The next three books introduce both limited political elements and a new horde. The new republic (pun not intended) has absorbed the rest of Rus. In a parallel to the US reconstruction era, the Americans have been forced to accept the involvement in local politics of the remaining boyars, most of whom are a dead hand. Meanwhile, a human renegade has been arming the Cathas (descendent of a Carthaginian fleet) and using them, under the Merki horde, to attack the Roum. The first part of that war is a masterpiece of strategic planning. Books three and four are far more limited tactically, although we see much more horde politics and the introduction of Tamuka, a character we all love to hate. His crusade against the humans leads to the murder of the horde leader, who he’s sworn to guard, and ends with a surprising side-switch by the remains of the Tugars from book one.

The final four books expose the fledgling republic to its greatest challenge. The Bantag horde, already larger than the others, receives a new leader and messiah from a world as advanced as our present day. For the first time, the humans are outmatched technologically by the horde, facing tanks, aircraft and other tricks – as well as a whole new art of using them. After much daring-do, the republic lures the horde into a mutual destruction trap, and convinces them to agree to a permanent peace.

So, what are my thoughts about these novels? Unlike the WorldWar books, the aliens here are fairly imaginative and well-defined. The hordes do have a surprise (on the lines of Rouke’s drift) when they bump into the human forces for the first real battle, but then they learn and adept. The first horde was primitive, but if they used their weapons right, it did not matter. The tactical action is superb. The viewpoints are wide enough so that we get a good idea of what’s happening everywhere. One thing that’s not well defined is the ESP that some of the aliens have. What is it and what can it do?

On the other hand, I don’t buy the massive technological advances made in ten years of fighting. It’s just too quick, how could one person, who is even less equipped than the Regiment, convince an entire Horde to change their ways? Even with the myth of a messiah, it’s a stretch.
Speaking of that guy, he’s probably the only character in a novel to regress in character development.

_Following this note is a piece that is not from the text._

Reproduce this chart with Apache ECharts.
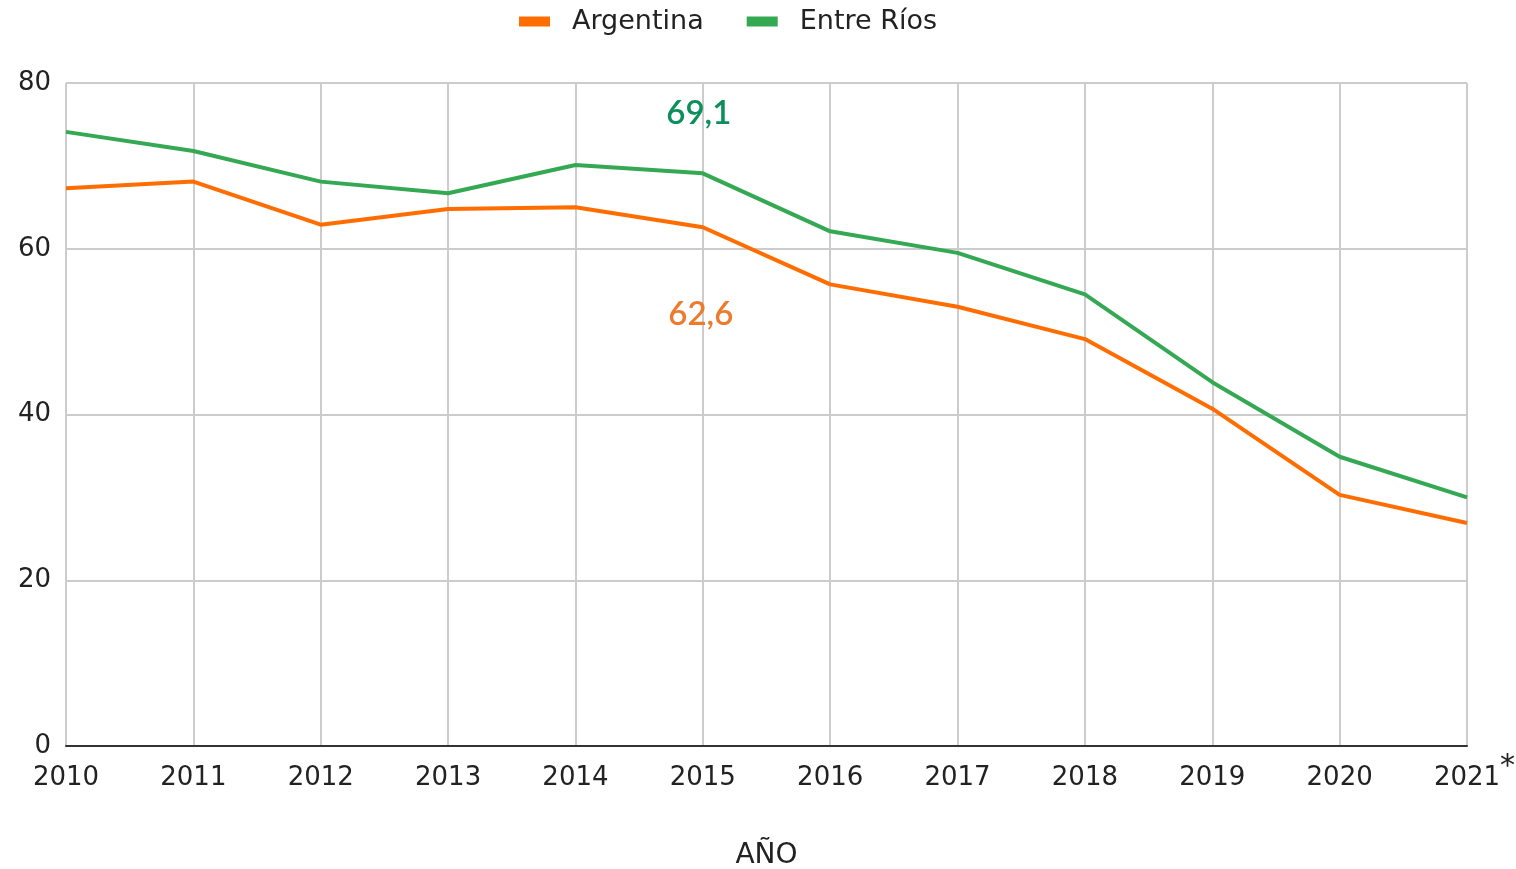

In his first two books, he’s the foe you love to hate (such as Doctor Who’s Master), but in his last, he’s just a tactical moron like Hitler.

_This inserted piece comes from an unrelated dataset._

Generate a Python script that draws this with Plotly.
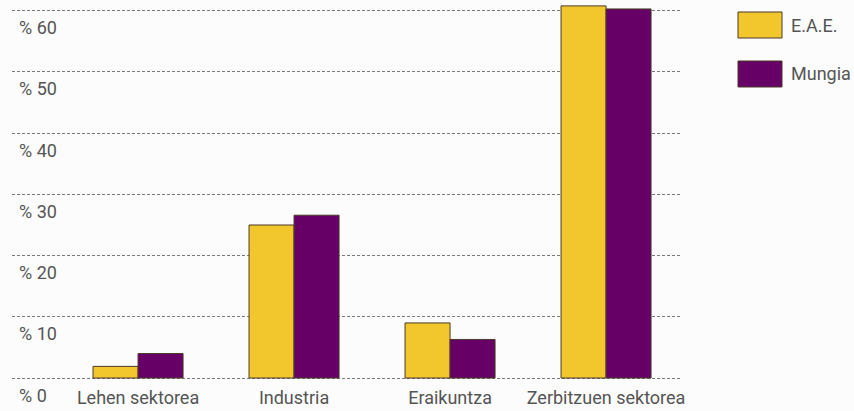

The series is well-worth a read, but be sure to read them in order, or you’ll get hopelessly confused.

#1 Rally Cry
#2 Union Forever
#3 Terrible Swift Sword
#4 Fateful Lightning
#5 Battle Hymn
#6 Never Sound Retreat
#7 A Band of Brothers
#8 Men of War (The final book in the series, or so I thought)
#9 Down to the Sea

1 comment:

  1. A personal favorite of mine.

    The first book is the best. However, unusually for a series, the following books are also good.

    Mr.Fortschen has stated his intention to continue the series at some point.